What’s the secret? “We have had different systems over the past few years,” explains Kuffour. “When Matth?us was still here, he had his role, going forward out of defence and giving his passes from deep, while I would play next to him and Thomas Linke, the other central defender, would do man-marking. Andersson played as a libero with two other central defenders. Now we’re a flat back four, which is working well. We keep a good shape and we’re speaking a lot to each other. That’s really important.”

Manchester United’s manager, an admirer of Kuffour, would say an “amen” to that. It’s good to talk. Jaap Stam should have communicated more, Sir Alex Ferguson has suggested. In fact, there are a number of qualities in Bayern’s defending that United would envy at this stage in their season. The left-back, Bixente Lizarazu, subject of a United bid during the summer, is one. The ease with which a new centre-half, Robert Kovacs, has slotted in next to Kuffour is another.

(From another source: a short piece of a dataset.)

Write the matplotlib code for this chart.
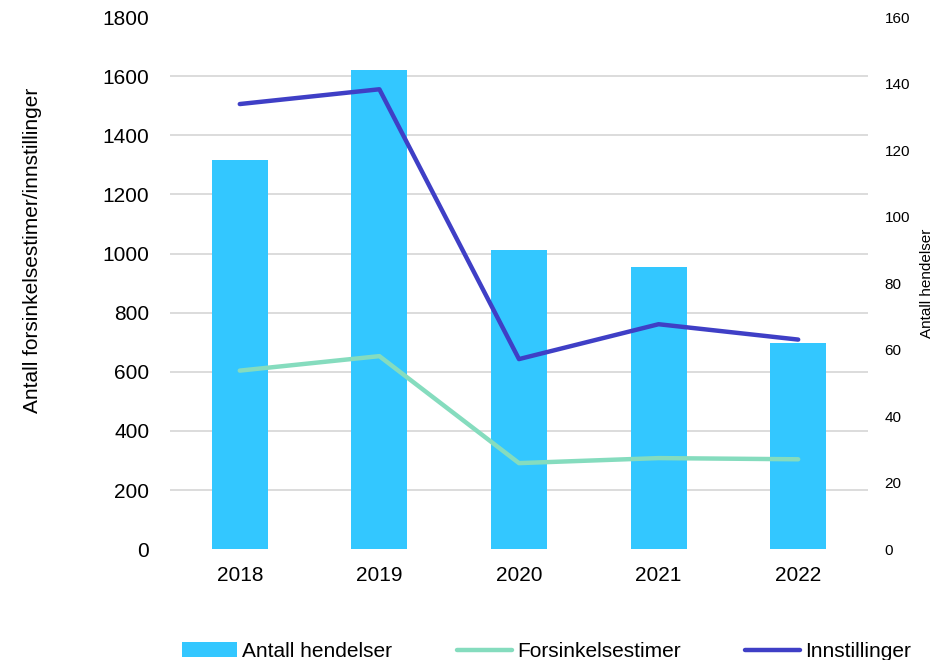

Kuffour’s case for the defence extends beyond the back four. Kahn, the goalkeeper, can bark out orders as loud as any man, and, says Kuffour, “the defensive midfield players have been strong”. They include Hargreaves, the young England international who has had a fine autumn for his club. “Owen does so much running and he’s so quick,” he says.

Bayern’s frailties? A side missing the injured Jens Jeremies, Scholl and possibly Effenberg, who is touch-and-go to continue his return from long absence on Tuesday, ought to be a very weakened team indeed. All three, though, have missed most of the season so far, a season characterised by pace-setting at home and a strong first-phase showing in the Champions League. “It’s down to the strength of our group of players,” says Kuffour of their understudies.

Enough eulogy. United should be the strongest opposition Bayern have faced since beating Valencia to win the European Cup in May. But these days Ferguson’s team play Bayern without the psychological advantage of that heady night in the Nou Camp.

“The 1999 final is forgotten,” says Kuffour. “We had our revenge by beating them twice in the quarter-final last season, and that was a great feeling against players like Beckham and Giggs. Against United, you always have to show your class.”